J’ai tenu à citer ce passage tout au long, parce qu’il est admirablement significatif et révélateur. On ne saurait trop le méditer, car il réunit, met à nu et condense en formules saisissantes, presque sans exception, les divers postulats sur lesquels reposent les arguments d’ordre cosmologique. Une méthode, une altitude d’esprit sont là tout entières, justement celles qui nous rendent les vieilles preuves désormais inacceptables[1].

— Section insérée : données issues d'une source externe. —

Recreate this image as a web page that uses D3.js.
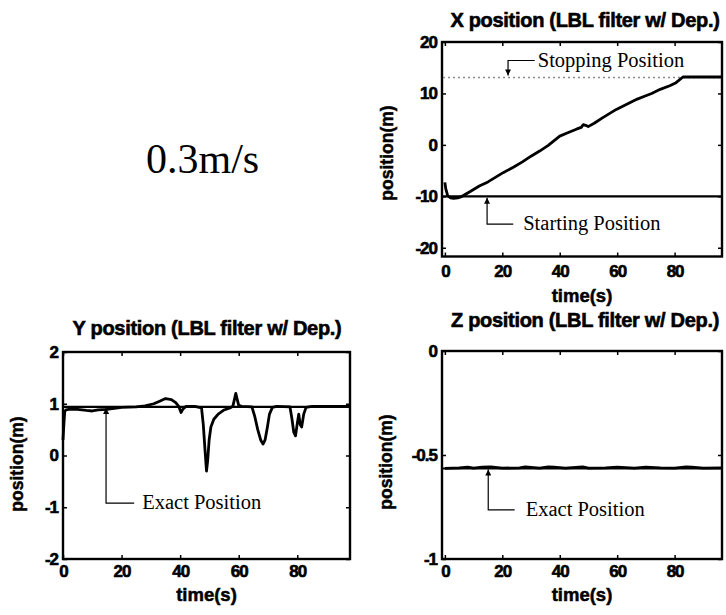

De cela, quiconque a reçu la culture et la formation modernes de l’esprit, surtout en matière scientifique, ne manque point d’avoir une vive impression, dès la première lecture et avant tout examen de détail. Les progrès de la critique, le changement des points de vue font que ce qui paraissait peut-être obvie aux contemporains de saint Thomas ne nous semble plus aujourd’hui ni simple, ni clair, ni même vrai[2]. Les principes de la démonstration précédente nous sont en réalité plus obscurs que la conclusion même et — croyants ou incroyants — nous sommes beaucoup plus loin de les admettre que d’accepter celle-ci. Rien n’est plus contraire aux tendances de la

  1. Je ne conteste ici qu’un raisonnement de saint Thomas, non point le fond de sa théologie.
  2. Ne pas oublier, d’ailleurs, que cette preuve a été construite à une époque où personne au fond ne ressentait le besoin d’une preuve.